* [DO THIS] Quote all lines below exactly. Images stay out.

▼

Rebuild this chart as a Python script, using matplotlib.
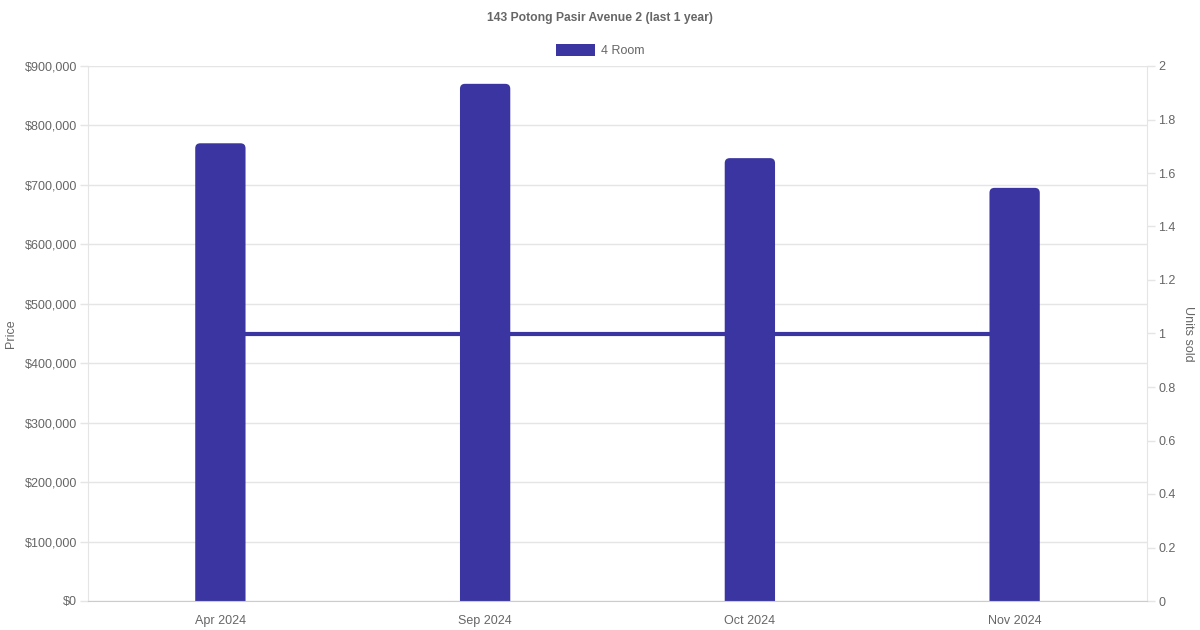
import matplotlib
matplotlib.use("Agg")
import matplotlib.pyplot as plt
from matplotlib.patches import FancyBboxPatch, Rectangle
from matplotlib.ticker import FuncFormatter, MultipleLocator

plt.rcParams["font.family"] = ["Liberation Sans", "DejaVu Sans"]

TITLE = "143 Potong Pasir Avenue 2 (last 1 year)"
months = ["Apr 2024", "Sep 2024", "Oct 2024", "Nov 2024"]
prices = [770000, 870000, 745000, 695000]
units_sold = [1, 1, 1, 1]
SERIES = "4 Room"

BAR_COLOR = "#3a35a0"
TEXT = "#666666"
GRID = "#e5e5e5"

W, H = 1200, 630
fig = plt.figure(figsize=(W / 100, H / 100), dpi=100)
left, right, top, bottom = 88, 1147, 66, 601
ax = fig.add_axes([left / W, 1 - bottom / H, (right - left) / W, (bottom - top) / H])
ax2 = ax.twinx()
ax.set_zorder(ax2.get_zorder() + 1)
ax.patch.set_visible(False)

x = list(range(len(months)))
ax.set_xlim(-0.5, len(months) - 0.5)
ax.set_ylim(0, 900000)
ax2.set_ylim(0, 2)

# units sold line on the right axis, bars cover it
ax2.plot(x, units_sold, color=BAR_COLOR, lw=3, solid_capstyle="butt")

# rounded-top bars (bottom corners pushed below the axis and clipped)
bw = 0.19
px_x = (right - left) / len(months)
px_y = (bottom - top) / 900000
rx = 5 / px_x
aspect = px_x / px_y
below = 12 / px_y
for xi, p in zip(x, prices):
    ax.add_patch(FancyBboxPatch((xi - bw / 2, -below), bw, p + below,
                                boxstyle=f"round,pad=0,rounding_size={rx}",
                                mutation_aspect=aspect,
                                facecolor=BAR_COLOR, edgecolor="none"))

ax.set_xticks(x)
ax.set_xticklabels(months)
ax.yaxis.set_major_locator(MultipleLocator(100000))
ax.yaxis.set_major_formatter(FuncFormatter(lambda v, _: f"${v:,.0f}"))
ax2.yaxis.set_major_locator(MultipleLocator(0.2))
ax2.yaxis.set_major_formatter(FuncFormatter(lambda v, _: f"{v:g}"))

ax.grid(axis="y", color=GRID, lw=1)
ax.set_axisbelow(True)
for a in (ax, ax2):
    for s in a.spines.values():
        s.set_visible(False)
    a.tick_params(colors=GRID, labelcolor=TEXT, labelsize=9, length=6, width=1, pad=2)
ax.spines["left"].set_visible(True)
ax.spines["left"].set_color(GRID)
ax.spines["bottom"].set_visible(True)
ax.spines["bottom"].set_color("#cccccc")
ax2.spines["right"].set_visible(True)
ax2.spines["right"].set_color(GRID)
ax.tick_params(axis="x", length=0, pad=10)

ax.set_ylabel("Price", color=TEXT, fontsize=9, va="center")
ax.yaxis.set_label_coords((11 - left) / (right - left), 0.5)
ax2.set_ylabel("Units sold", color=TEXT, fontsize=9, rotation=270, va="center")
ax2.yaxis.set_label_coords((1188 - left) / (right - left), 0.5)

fig.text(0.5, 1 - 18 / H, TITLE, ha="center", va="center", fontsize=8.7,
         fontweight="bold", color=TEXT)
fig.patches.append(Rectangle((556 / W, 1 - 56 / H), 39 / W, 12 / H,
                             transform=fig.transFigure, facecolor=BAR_COLOR,
                             edgecolor="none"))
fig.text(601 / W, 1 - 51 / H, SERIES, ha="left", va="center", fontsize=9, color=TEXT)

fig.savefig("out.png", dpi=100, facecolor="white")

▲

* [FULL RESPONSE]
Rebuild this chart as a Python script, using matplotlib.
import matplotlib
matplotlib.use("Agg")
import matplotlib.pyplot as plt
from matplotlib.patches import FancyBboxPatch, Rectangle
from matplotlib.ticker import FuncFormatter, MultipleLocator

plt.rcParams["font.family"] = ["Liberation Sans", "DejaVu Sans"]

TITLE = "143 Potong Pasir Avenue 2 (last 1 year)"
months = ["Apr 2024", "Sep 2024", "Oct 2024", "Nov 2024"]
prices = [770000, 870000, 745000, 695000]
units_sold = [1, 1, 1, 1]
SERIES = "4 Room"

BAR_COLOR = "#3a35a0"
TEXT = "#666666"
GRID = "#e5e5e5"

W, H = 1200, 630
fig = plt.figure(figsize=(W / 100, H / 100), dpi=100)
left, right, top, bottom = 88, 1147, 66, 601
ax = fig.add_axes([left / W, 1 - bottom / H, (right - left) / W, (bottom - top) / H])
ax2 = ax.twinx()
ax.set_zorder(ax2.get_zorder() + 1)
ax.patch.set_visible(False)

x = list(range(len(months)))
ax.set_xlim(-0.5, len(months) - 0.5)
ax.set_ylim(0, 900000)
ax2.set_ylim(0, 2)

# units sold line on the right axis, bars cover it
ax2.plot(x, units_sold, color=BAR_COLOR, lw=3, solid_capstyle="butt")

# rounded-top bars (bottom corners pushed below the axis and clipped)
bw = 0.19
px_x = (right - left) / len(months)
px_y = (bottom - top) / 900000
rx = 5 / px_x
aspect = px_x / px_y
below = 12 / px_y
for xi, p in zip(x, prices):
    ax.add_patch(FancyBboxPatch((xi - bw / 2, -below), bw, p + below,
                                boxstyle=f"round,pad=0,rounding_size={rx}",
                                mutation_aspect=aspect,
                                facecolor=BAR_COLOR, edgecolor="none"))

ax.set_xticks(x)
ax.set_xticklabels(months)
ax.yaxis.set_major_locator(MultipleLocator(100000))
ax.yaxis.set_major_formatter(FuncFormatter(lambda v, _: f"${v:,.0f}"))
ax2.yaxis.set_major_locator(MultipleLocator(0.2))
ax2.yaxis.set_major_formatter(FuncFormatter(lambda v, _: f"{v:g}"))

ax.grid(axis="y", color=GRID, lw=1)
ax.set_axisbelow(True)
for a in (ax, ax2):
    for s in a.spines.values():
        s.set_visible(False)
    a.tick_params(colors=GRID, labelcolor=TEXT, labelsize=9, length=6, width=1, pad=2)
ax.spines["left"].set_visible(True)
ax.spines["left"].set_color(GRID)
ax.spines["bottom"].set_visible(True)
ax.spines["bottom"].set_color("#cccccc")
ax2.spines["right"].set_visible(True)
ax2.spines["right"].set_color(GRID)
ax.tick_params(axis="x", length=0, pad=10)

ax.set_ylabel("Price", color=TEXT, fontsize=9, va="center")
ax.yaxis.set_label_coords((11 - left) / (right - left), 0.5)
ax2.set_ylabel("Units sold", color=TEXT, fontsize=9, rotation=270, va="center")
ax2.yaxis.set_label_coords((1188 - left) / (right - left), 0.5)

fig.text(0.5, 1 - 18 / H, TITLE, ha="center", va="center", fontsize=8.7,
         fontweight="bold", color=TEXT)
fig.patches.append(Rectangle((556 / W, 1 - 56 / H), 39 / W, 12 / H,
                             transform=fig.transFigure, facecolor=BAR_COLOR,
                             edgecolor="none"))
fig.text(601 / W, 1 - 51 / H, SERIES, ha="left", va="center", fontsize=9, color=TEXT)

fig.savefig("out.png", dpi=100, facecolor="white")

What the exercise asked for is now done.